Buy Piramal Enterprises Ltd. For Target Rs.1,100 By Motilal Oswal Financial Services Ltd
- PIEL reported 3QFY24 net loss of ~INR23.8b (vs. ~INR482m profit in 2Q). Reported PAT included provisions of ~INR35.4b on AIFs. The management exuded confidence in the full recovery of its AIF investments.
- Normalized PAT (excluding exceptional and one-off items was flat QoQ at ~INR1.2b. PPOP (excl. dividend income and one-offs) grew ~30% QoQ to ~INR2.6b. Opex/AUM remained broadly stable at ~3.8%.
- NII declined ~20% YoY (but grew ~11% QoQ) to INR8.3b. Other income included interest income of ~INR640m from income tax refunds in 3QFY24, but the core fee income trajectory continued to improve.
- Annualized net credit cost stood at ~1.6% in 3QFY24 (vs. 1.2% in 2Q). Total ECL provisions improved by ~30bp QoQ to 4.3% of total AUM.
- Total AUM grew 6% QoQ and 9% YoY, excluding the impact of AIF provisions. Wholesale 2.0 AUM grew 24% QoQ to INR55.6b, while Wholesale 1.0 AUM declined 47% YoY to INR187b.
- Total SRs declined ~6% since 1QFY24, led by cash realization of ~INR9.1b. As resolution processes continue, SR portfolio will continue to decline in the near term.
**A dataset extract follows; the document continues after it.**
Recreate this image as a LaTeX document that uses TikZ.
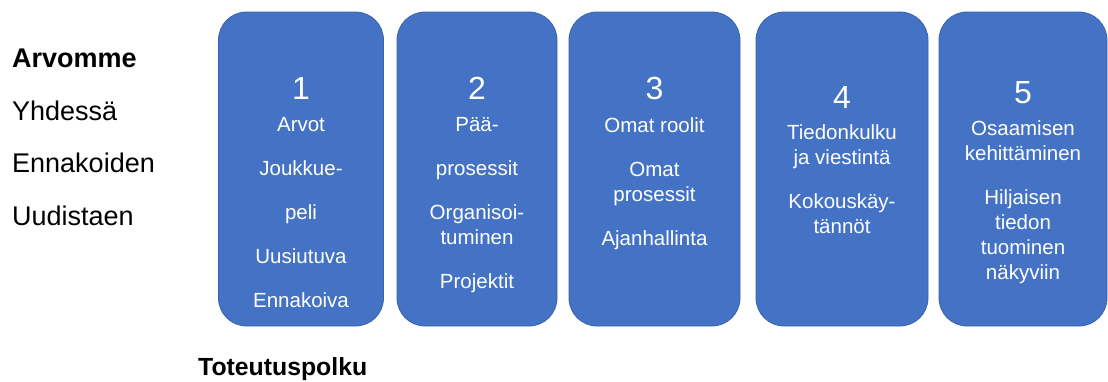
\documentclass[tikz,border=0pt]{standalone}
\usepackage{fontspec}
\setmainfont{Liberation Sans}
\usetikzlibrary{positioning}
\definecolor{boxblue}{HTML}{4472C4}
\definecolor{boxedge}{HTML}{3A63AD}

\tikzset{
  stage/.style={draw=boxedge, line width=0.8pt, fill=boxblue, rounded corners=28pt,
    minimum height=314pt, inner sep=0pt},
  stagenum/.style={text=white, font=\fontsize{32}{38}\selectfont, inner sep=0pt},
  stagetext/.style={text=white, font=\fontsize{20.5}{25}\selectfont, align=center, inner sep=0pt},
  valuetext/.style={font=\fontsize{27}{32}\selectfont, inner sep=0pt, anchor=base west},
}

\begin{document}
\begin{tikzpicture}[x=1pt,y=-1pt]
  \useasboundingbox (0,0) rectangle (1108,381);

  % values on the left
  \node[valuetext, font=\fontsize{27}{32}\selectfont\bfseries] (arvomme) at (12,67) {Arvomme};
  \node[valuetext] (yhdessa) at (12,120) {Yhdessä};
  \node[valuetext] (ennakoiden) at (12,172.5) {Ennakoiden};
  \node[valuetext] (uudistaen) at (12,225) {Uudistaen};

  % the five stages
  \node[stage, minimum width=165pt] (b1) at (301,169) {};
  \node[stage, minimum width=160pt] (b2) at (477,169) {};
  \node[stage, minimum width=171pt] (b3) at (654.5,169) {};
  \node[stage, minimum width=172pt] (b4) at (842,169) {};
  \node[stage, minimum width=168pt] (b5) at (1023,169) {};

  \node[stagenum, below=65.5pt of b1.north] (n1) {1};
  \node[stagenum, below=65.5pt of b2.north] (n2) {2};
  \node[stagenum, below=65.5pt of b3.north] (n3) {3};
  \node[stagenum, below=74.5pt of b4.north] (n4) {4};
  \node[stagenum, below=69.5pt of b5.north] (n5) {5};

  \node[stagetext, below=17.5pt of n1] (t1)
    {Arvot\\[19pt]Joukkue-\\[19pt]peli\\[19pt]Uusiutuva\\[19pt]Ennakoiva};
  \node[stagetext, below=17.5pt of n2] (t2)
    {Pää-\\[19pt]prosessit\\[19pt]Organisoi-\\tuminen\\[19pt]Projektit};
  \node[stagetext, below=17.5pt of n3] (t3)
    {Omat roolit\\[19pt]Omat\\prosessit\\[19pt]Ajanhallinta};
  \node[stagetext, below=15.5pt of n4] (t4)
    {Tiedonkulku\\ja viestintä\\[19pt]Kokouskäy-\\tännöt};
  \node[stagetext, below=16.5pt of n5] (t5)
    {Osaamisen\\kehittäminen\\[19pt]Hiljaisen\\tiedon\\tuominen\\näkyviin};

  % path label
  \node[valuetext, font=\fontsize{24.8}{30}\selectfont\bfseries] (polku) at (198,375) {Toteutuspolku};
\end{tikzpicture}
\end{document}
- PIEL announced sale of Shriram Investments Holdings for ~INR14.4b to Shriram Ownership Trust. The transaction is expected to close in 4QFY24. PIEL still has stake in general insurance (beneficial interest basis, ~13.3% stake) and life insurance (beneficial interest basis, 14.9% stake ) businesses of Shriram Group. We believe that PIEL will continue to monetize its non-core assets and utilize the proceeds for acquisition opportunities in the lending business.
- We estimate a ~25% AUM CAGR over FY23-26, including a ~43% CAGR in Retail AUM over the same period. Its core business (excluding one-offs and exceptional) is showing signs of improvement. Reiterate our BUY rating on the stock with a revised TP of INR1,100 (based on Mar’26E SOTP).
Highlights from the management commentary
- Guided for credit costs of 1.7%-2.0% and opex to AUM to moderate to ~3%
- Fintech business is being done at 14.0-14.5% IRR and ~90% of fintech business is largely protected by FLDG. Business done through partnerships has better economics, but PIEL will continue to invest in further scaling up its own distribution/origination channels.
Valuation and view
- Over the past two years, PIEL has strengthened its balance sheet by running down its wholesale loan book; has improved texture of its borrowings (driving lower cost of borrowings); and has fortified itself against contingencies with ECL provisions at 4.3% of AUM.
- PIEL is cognizant of sectoral stress in personal loans and has only ~10% of its unsecured consumer loans book in the <INR50k ticket size segment. Product diversification within Retail will help PIEL deliver strong growth and reduce concentration risks. We expect PIEL to deliver ~2.1% RoA and 8% RoE in FY26. We acknowledge that PIEL possesses pockets of value: a) deferred tax assets relating to the time of DHFL acquisition, b) recoveries from written-off exposures, and c) recoveries from the completely provided for AIF exposures.
- We value the lending business at 0.7x FY26E P/BV. We reiterate our BUY rating on the stock with a revised TP of INR1,100 (premised on Mar’26 SOTP).